• GIVEN EXERCISE:
Output the line that holds "Convert this chart to Bokeh code.", the line that holds "diff_ct_ivus = [0.5, 0.2, 0.0, 0.3, -1.0, -0.7, 0.0, 0.5]", and every line between them, exactly, but none of the pictures.

begin STORED ROWS

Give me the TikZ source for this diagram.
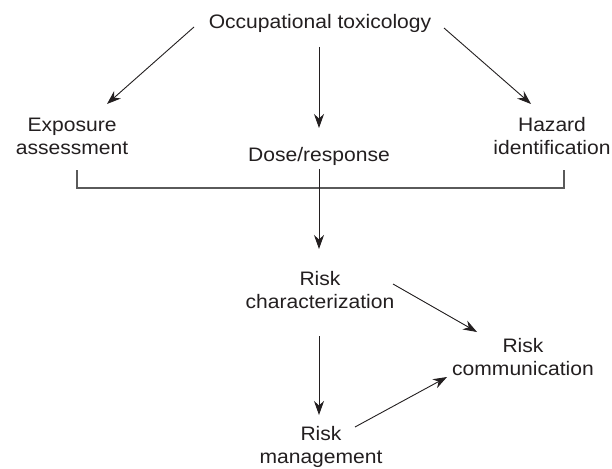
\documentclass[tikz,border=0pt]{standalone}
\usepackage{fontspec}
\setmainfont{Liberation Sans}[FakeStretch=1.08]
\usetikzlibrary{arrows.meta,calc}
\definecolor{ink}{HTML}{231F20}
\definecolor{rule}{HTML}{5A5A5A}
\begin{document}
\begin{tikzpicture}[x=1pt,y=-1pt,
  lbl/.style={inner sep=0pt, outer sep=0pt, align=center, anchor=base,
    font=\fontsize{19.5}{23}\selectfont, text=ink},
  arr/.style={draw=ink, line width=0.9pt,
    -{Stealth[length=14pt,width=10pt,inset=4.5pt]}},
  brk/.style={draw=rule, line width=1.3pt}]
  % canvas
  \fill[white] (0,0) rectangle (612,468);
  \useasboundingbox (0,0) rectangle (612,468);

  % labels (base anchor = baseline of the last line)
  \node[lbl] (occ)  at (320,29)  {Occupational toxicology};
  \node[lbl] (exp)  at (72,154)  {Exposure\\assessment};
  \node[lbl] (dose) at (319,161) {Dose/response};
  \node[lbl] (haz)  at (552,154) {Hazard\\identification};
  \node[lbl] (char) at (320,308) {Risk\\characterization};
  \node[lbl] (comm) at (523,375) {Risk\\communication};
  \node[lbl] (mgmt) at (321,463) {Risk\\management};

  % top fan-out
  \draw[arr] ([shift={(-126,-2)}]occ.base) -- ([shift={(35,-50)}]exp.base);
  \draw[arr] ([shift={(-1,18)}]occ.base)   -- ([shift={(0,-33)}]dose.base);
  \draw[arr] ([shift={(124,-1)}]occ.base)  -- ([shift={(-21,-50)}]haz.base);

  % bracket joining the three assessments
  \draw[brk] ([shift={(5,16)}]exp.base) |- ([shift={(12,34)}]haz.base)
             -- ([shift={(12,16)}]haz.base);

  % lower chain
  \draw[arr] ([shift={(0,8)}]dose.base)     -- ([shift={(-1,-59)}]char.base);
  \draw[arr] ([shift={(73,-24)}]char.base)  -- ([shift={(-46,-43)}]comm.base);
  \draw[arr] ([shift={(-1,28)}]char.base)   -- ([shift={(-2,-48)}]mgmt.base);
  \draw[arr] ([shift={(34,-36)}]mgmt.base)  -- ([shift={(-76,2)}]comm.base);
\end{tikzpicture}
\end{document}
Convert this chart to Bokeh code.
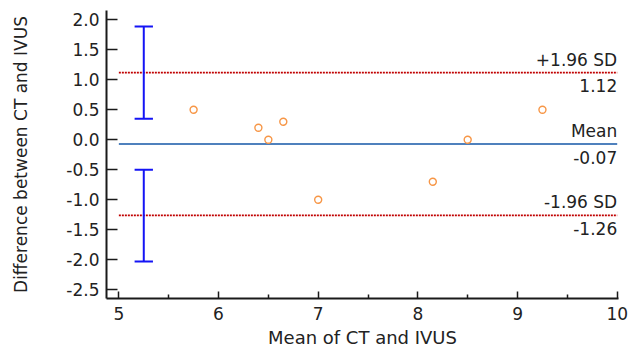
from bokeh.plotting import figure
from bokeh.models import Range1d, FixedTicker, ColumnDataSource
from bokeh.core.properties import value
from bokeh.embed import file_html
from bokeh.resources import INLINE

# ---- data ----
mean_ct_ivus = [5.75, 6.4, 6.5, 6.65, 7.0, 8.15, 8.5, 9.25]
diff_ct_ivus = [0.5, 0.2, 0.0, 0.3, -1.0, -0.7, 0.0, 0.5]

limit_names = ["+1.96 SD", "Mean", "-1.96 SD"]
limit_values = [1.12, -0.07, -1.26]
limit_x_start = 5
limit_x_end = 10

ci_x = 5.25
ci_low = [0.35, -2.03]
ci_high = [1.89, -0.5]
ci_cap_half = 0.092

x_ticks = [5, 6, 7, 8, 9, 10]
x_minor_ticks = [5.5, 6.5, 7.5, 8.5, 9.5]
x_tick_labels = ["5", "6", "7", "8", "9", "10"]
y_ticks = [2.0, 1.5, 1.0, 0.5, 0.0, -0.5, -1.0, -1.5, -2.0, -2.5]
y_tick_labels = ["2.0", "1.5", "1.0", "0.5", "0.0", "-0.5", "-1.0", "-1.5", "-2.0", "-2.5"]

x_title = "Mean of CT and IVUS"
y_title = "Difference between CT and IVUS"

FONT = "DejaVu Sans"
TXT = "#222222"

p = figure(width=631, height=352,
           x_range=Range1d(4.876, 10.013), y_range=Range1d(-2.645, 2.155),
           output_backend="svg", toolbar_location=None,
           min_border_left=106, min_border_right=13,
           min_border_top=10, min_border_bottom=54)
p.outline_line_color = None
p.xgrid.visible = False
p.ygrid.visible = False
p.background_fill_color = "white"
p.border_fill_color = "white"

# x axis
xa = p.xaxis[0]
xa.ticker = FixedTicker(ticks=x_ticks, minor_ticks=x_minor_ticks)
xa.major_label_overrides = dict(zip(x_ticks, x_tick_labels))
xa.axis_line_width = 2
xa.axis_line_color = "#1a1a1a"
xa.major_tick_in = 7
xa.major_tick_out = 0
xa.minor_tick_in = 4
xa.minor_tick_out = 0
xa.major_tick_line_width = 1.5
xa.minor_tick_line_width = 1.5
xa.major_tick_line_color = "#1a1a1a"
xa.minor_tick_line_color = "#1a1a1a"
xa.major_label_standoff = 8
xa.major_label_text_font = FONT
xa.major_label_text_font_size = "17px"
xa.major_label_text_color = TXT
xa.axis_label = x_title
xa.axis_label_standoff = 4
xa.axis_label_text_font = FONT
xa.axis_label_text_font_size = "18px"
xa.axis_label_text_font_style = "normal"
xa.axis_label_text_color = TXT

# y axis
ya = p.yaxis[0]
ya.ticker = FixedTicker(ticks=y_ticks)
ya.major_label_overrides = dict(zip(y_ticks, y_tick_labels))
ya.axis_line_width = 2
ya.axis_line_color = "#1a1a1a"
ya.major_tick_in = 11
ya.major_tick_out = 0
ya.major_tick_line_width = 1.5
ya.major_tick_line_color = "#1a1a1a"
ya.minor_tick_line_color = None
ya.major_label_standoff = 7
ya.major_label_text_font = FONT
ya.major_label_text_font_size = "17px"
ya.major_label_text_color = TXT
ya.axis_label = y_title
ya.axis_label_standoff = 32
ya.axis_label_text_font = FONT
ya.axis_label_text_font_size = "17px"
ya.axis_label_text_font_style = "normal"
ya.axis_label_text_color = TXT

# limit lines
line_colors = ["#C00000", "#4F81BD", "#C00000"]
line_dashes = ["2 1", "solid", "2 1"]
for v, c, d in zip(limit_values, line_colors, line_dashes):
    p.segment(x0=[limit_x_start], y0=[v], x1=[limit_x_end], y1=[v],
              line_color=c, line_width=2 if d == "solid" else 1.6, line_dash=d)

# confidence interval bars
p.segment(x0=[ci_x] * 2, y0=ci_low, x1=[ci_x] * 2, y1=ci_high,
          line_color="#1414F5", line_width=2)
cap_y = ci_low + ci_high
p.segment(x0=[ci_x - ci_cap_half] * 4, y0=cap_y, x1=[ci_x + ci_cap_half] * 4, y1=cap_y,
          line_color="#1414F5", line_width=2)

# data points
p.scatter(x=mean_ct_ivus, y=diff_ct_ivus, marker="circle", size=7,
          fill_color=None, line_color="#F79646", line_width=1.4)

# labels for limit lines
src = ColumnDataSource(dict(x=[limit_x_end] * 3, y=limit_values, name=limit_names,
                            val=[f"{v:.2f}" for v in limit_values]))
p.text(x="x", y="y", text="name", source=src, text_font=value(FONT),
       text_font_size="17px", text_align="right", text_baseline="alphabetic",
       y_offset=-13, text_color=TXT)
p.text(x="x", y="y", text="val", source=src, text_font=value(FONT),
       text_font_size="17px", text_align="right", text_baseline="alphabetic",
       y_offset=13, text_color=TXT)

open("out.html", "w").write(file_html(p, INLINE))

end STORED ROWS

• THE RESULT:
Convert this chart to Bokeh code.
from bokeh.plotting import figure
from bokeh.models import Range1d, FixedTicker, ColumnDataSource
from bokeh.core.properties import value
from bokeh.embed import file_html
from bokeh.resources import INLINE

# ---- data ----
mean_ct_ivus = [5.75, 6.4, 6.5, 6.65, 7.0, 8.15, 8.5, 9.25]
diff_ct_ivus = [0.5, 0.2, 0.0, 0.3, -1.0, -0.7, 0.0, 0.5]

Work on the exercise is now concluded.